Information supplied —
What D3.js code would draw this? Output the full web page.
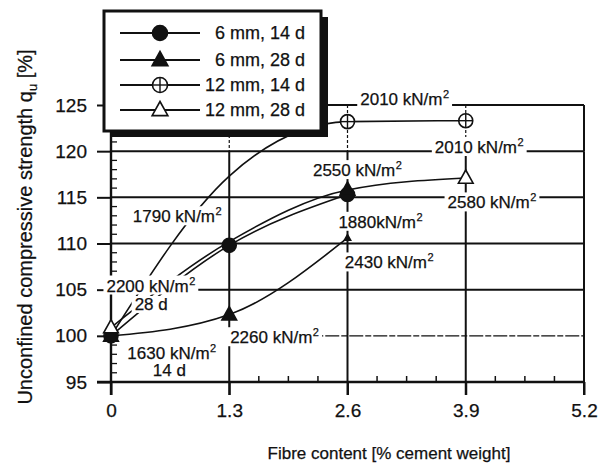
<!DOCTYPE html>
<html>
<head>
<meta charset="utf-8">
<script src="https://cdn.jsdelivr.net/npm/d3@7"></script>
<style>
body { margin: 0; background: #fff; }
text { font-family: "Liberation Sans", Arial, sans-serif; fill: #111; stroke: #111; stroke-width: 0.25px; }
</style>
</head>
<body>
<div id="chart"></div>
<script>
// values (percent of the fibre-free strength)
const fibre = [0, 1.3, 2.6, 3.9];
const mm6d14 = [100, 109.8, 115.3, null];
const mm6d28 = [100, 102.3, 110.6, null];
const mm12d14 = [100, 117.3, 123.2, 123.3];
const mm12d28 = [100.9, 110.2, 115.8, 117.1];
const legendNames = ["6 mm, 14 d", "6 mm, 28 d", "12 mm, 14 d", "12 mm, 28 d"];
const xTicks = [0, 1.3, 2.6, 3.9, 5.2];
const yTicks = [95, 100, 105, 110, 115, 120, 125];

// strength annotations: text, fibre, strength (where the text starts)
const notes = [
    ["2010 kN/m²", 2.74, 125.0],
    ["2010 kN/m²", 3.56, 119.8],
    ["2550 kN/m²", 2.22, 117.3],
    ["2580 kN/m²", 3.70, 113.8],
    ["1880kN/m²", 2.50, 111.7],
    ["2430 kN/m²", 2.57, 107.3],
    ["1790 kN/m²", 0.24, 112.3],
    ["2200 kN/m²", -0.05, 104.8],
    ["28 d", 0.26, 102.8],
    ["1630 kN/m²", 0.18, 97.5],
    ["14 d", 0.46, 95.6],
    ["2260 kN/m²", 1.31, 99.2]
];

const W = 606, H = 463;
const svg = d3.select("#chart").append("svg").attr("width", W).attr("height", H);

const x = d3.scaleLinear().domain([0, 5.2]).range([111, 584]);
const y = d3.scaleLinear().domain([95, 125]).range([382, 105]);

// grid
const grid = svg.append("g").attr("stroke", "#111");
[105, 110, 115, 120, 125].forEach(v => {
    grid.append("line").attr("x1", x(0)).attr("x2", x(5.2)).attr("y1", y(v)).attr("y2", y(v)).attr("stroke-width", 2);
});
grid.append("line").attr("x1", x(1.3)).attr("x2", x(5.2)).attr("y1", y(100)).attr("y2", y(100))
    .attr("stroke-width", 1.4).attr("stroke-dasharray", "14,2,6,2");
[1.3, 2.6, 3.9, 5.2].forEach(v => {
    grid.append("line").attr("x1", x(v)).attr("x2", x(v)).attr("y1", y(120)).attr("y2", 395).attr("stroke-width", 2);
    grid.append("line").attr("x1", x(v)).attr("x2", x(v)).attr("y1", y(125)).attr("y2", y(120))
        .attr("stroke-width", v === 5.2 ? 2 : 1.2).attr("stroke-dasharray", v === 5.2 ? null : "3,2");
});
// axis lines
grid.append("line").attr("x1", 97).attr("x2", x(5.2)).attr("y1", y(95)).attr("y2", y(95)).attr("stroke-width", 2.4);
grid.append("line").attr("x1", x(0)).attr("x2", x(0)).attr("y1", y(125)).attr("y2", 395).attr("stroke-width", 2.4);

// minor ticks
d3.range(96, 125).filter(v => v % 5 !== 0 && (v < 101 || v > 104)).forEach(v => {
    grid.append("line").attr("x1", x(0)).attr("x2", x(0) + 6).attr("y1", y(v)).attr("y2", y(v)).attr("stroke-width", 1.3);
});
[1.3, 2.6, 3.9].forEach(s => {
    [1, 2, 3].forEach(k => {
        const v = s + k * 0.325;
        grid.append("line").attr("x1", x(v)).attr("x2", x(v)).attr("y1", y(95) - 6).attr("y2", y(95) - 1).attr("stroke-width", 1.5);
    });
});

const yAxis = svg.append("g").attr("transform", `translate(${x(0)},0)`)
    .call(d3.axisLeft(y).tickValues(yTicks).tickSize(14).tickPadding(10));
const xAxis = svg.append("g").attr("transform", `translate(0,${y(95)})`)
    .call(d3.axisBottom(x).tickValues(xTicks).tickFormat(d => d === 0 ? "0" : d.toFixed(1)).tickSize(13).tickPadding(8.5));
[yAxis, xAxis].forEach(a => {
    a.select(".domain").remove();
    a.selectAll("line").attr("stroke", "#111").attr("stroke-width", 2);
    a.selectAll("text").attr("font-size", 19).attr("fill", "#111");
});

// axis titles
svg.append("text").attr("x", 389).attr("y", 459).attr("text-anchor", "middle").attr("font-size", 17)
    .text("Fibre content [% cement weight]");
const yt = svg.append("text").attr("transform", "translate(32,227) rotate(-90)").attr("text-anchor", "middle").attr("font-size", 20);
yt.append("tspan").text("Unconfined compressive strength q");
yt.append("tspan").attr("font-size", 13).attr("dy", 5).text("u");
yt.append("tspan").attr("dy", -5).text(" [%]");

// series
const series = [
    { vals: mm6d14, shape: "circle", fill: true, marks: [0, 1, 2] },
    { vals: mm6d28, shape: "triangle", fill: true, marks: [0, 1, 2], small: [2] },
    { vals: mm12d14, shape: "circle", fill: false, marks: [2, 3] },
    { vals: mm12d28, shape: "triangle", fill: false, marks: [0, 3], solid: [2] }
];
const line = d3.line().defined(d => d[1] != null).x(d => x(d[0])).y(d => y(d[1])).curve(d3.curveMonotoneX);
series.forEach(s => {
    const pts = fibre.map((f, i) => [f, s.vals[i]]);
    svg.append("path").attr("d", line(pts)).attr("fill", "none").attr("stroke", "#111").attr("stroke-width", 1.6);
});

// annotations with white boxes breaking the lines
notes.forEach(([t, fx, fy]) => {
    const g = svg.append("g");
    const parts = t.split("²");
    const tx = g.append("text").attr("x", x(fx)).attr("y", y(fy)).attr("font-size", 17);
    tx.append("tspan").text(parts[0]);
    if (parts.length > 1) tx.append("tspan").attr("font-size", 11).attr("dy", -7).attr("dx", 0.5).text("2");
    const b = tx.node().getBBox();
    g.insert("rect", "text").attr("x", b.x - 3).attr("y", b.y + 1).attr("width", b.width + 6).attr("height", b.height - 2).attr("fill", "#fff");
});

function marker(g, shape, cx, cy, filled, size) {
    if (shape === "circle") {
        g.append("circle").attr("cx", cx).attr("cy", cy).attr("r", size)
            .attr("fill", filled ? "#111" : "#fff").attr("stroke", "#111").attr("stroke-width", 1.6);
        if (!filled) {
            g.append("line").attr("x1", cx - size).attr("x2", cx + size).attr("y1", cy).attr("y2", cy).attr("stroke", "#111").attr("stroke-width", 1.4);
            g.append("line").attr("x1", cx).attr("x2", cx).attr("y1", cy - size).attr("y2", cy + size).attr("stroke", "#111").attr("stroke-width", 1.4);
        }
    } else {
        const s = size * 2.1;
        const h = s * 0.9;
        g.append("path").attr("d", `M${cx},${cy - h * 0.6}L${cx + s / 2},${cy + h * 0.4}L${cx - s / 2},${cy + h * 0.4}Z`)
            .attr("fill", filled ? "#111" : "#fff").attr("stroke", "#111").attr("stroke-width", 1.6);
    }
}

const marks = svg.append("g");
series.forEach(s => {
    s.marks.forEach(i => marker(marks, s.shape, x(fibre[i]), y(s.vals[i]), s.fill, (s.small || []).includes(i) ? 3 : 7));
    (s.solid || []).forEach(i => marker(marks, s.shape, x(fibre[i]), y(s.vals[i]), true, 7));
});

// legend
svg.append("rect").attr("x", 110).attr("y", 17).attr("width", 218).attr("height", 120).attr("fill", "#111");
svg.append("rect").attr("x", 104).attr("y", 11).attr("width", 217).attr("height", 120)
    .attr("fill", "#fff").attr("stroke", "#111").attr("stroke-width", 3);
const legRows = [33, 60, 85, 110];
series.forEach((s, i) => {
    const g = svg.append("g");
    g.append("line").attr("x1", 120).attr("x2", 200).attr("y1", legRows[i]).attr("y2", legRows[i]).attr("stroke", "#111").attr("stroke-width", 1.8);
    marker(g, s.shape, 160, legRows[i], s.fill, 7.5);
    g.append("text").attr("x", 305).attr("y", legRows[i]).attr("dy", "0.36em").attr("text-anchor", "end")
        .attr("font-size", 18).text(legendNames[i]);
});
</script>
</body>
</html>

Given problem — Only lines belong in the copy: transcribe those from the start of the data through the line that contains "const y = d3.scaleLinear().domain([95, 125]).range([382, 105]);", and skip the pictures.

Response for this exercise —
What D3.js code would draw this? Output the full web page.
<!DOCTYPE html>
<html>
<head>
<meta charset="utf-8">
<script src="https://cdn.jsdelivr.net/npm/d3@7"></script>
<style>
body { margin: 0; background: #fff; }
text { font-family: "Liberation Sans", Arial, sans-serif; fill: #111; stroke: #111; stroke-width: 0.25px; }
</style>
</head>
<body>
<div id="chart"></div>
<script>
// values (percent of the fibre-free strength)
const fibre = [0, 1.3, 2.6, 3.9];
const mm6d14 = [100, 109.8, 115.3, null];
const mm6d28 = [100, 102.3, 110.6, null];
const mm12d14 = [100, 117.3, 123.2, 123.3];
const mm12d28 = [100.9, 110.2, 115.8, 117.1];
const legendNames = ["6 mm, 14 d", "6 mm, 28 d", "12 mm, 14 d", "12 mm, 28 d"];
const xTicks = [0, 1.3, 2.6, 3.9, 5.2];
const yTicks = [95, 100, 105, 110, 115, 120, 125];

// strength annotations: text, fibre, strength (where the text starts)
const notes = [
    ["2010 kN/m²", 2.74, 125.0],
    ["2010 kN/m²", 3.56, 119.8],
    ["2550 kN/m²", 2.22, 117.3],
    ["2580 kN/m²", 3.70, 113.8],
    ["1880kN/m²", 2.50, 111.7],
    ["2430 kN/m²", 2.57, 107.3],
    ["1790 kN/m²", 0.24, 112.3],
    ["2200 kN/m²", -0.05, 104.8],
    ["28 d", 0.26, 102.8],
    ["1630 kN/m²", 0.18, 97.5],
    ["14 d", 0.46, 95.6],
    ["2260 kN/m²", 1.31, 99.2]
];

const W = 606, H = 463;
const svg = d3.select("#chart").append("svg").attr("width", W).attr("height", H);

const x = d3.scaleLinear().domain([0, 5.2]).range([111, 584]);
const y = d3.scaleLinear().domain([95, 125]).range([382, 105]);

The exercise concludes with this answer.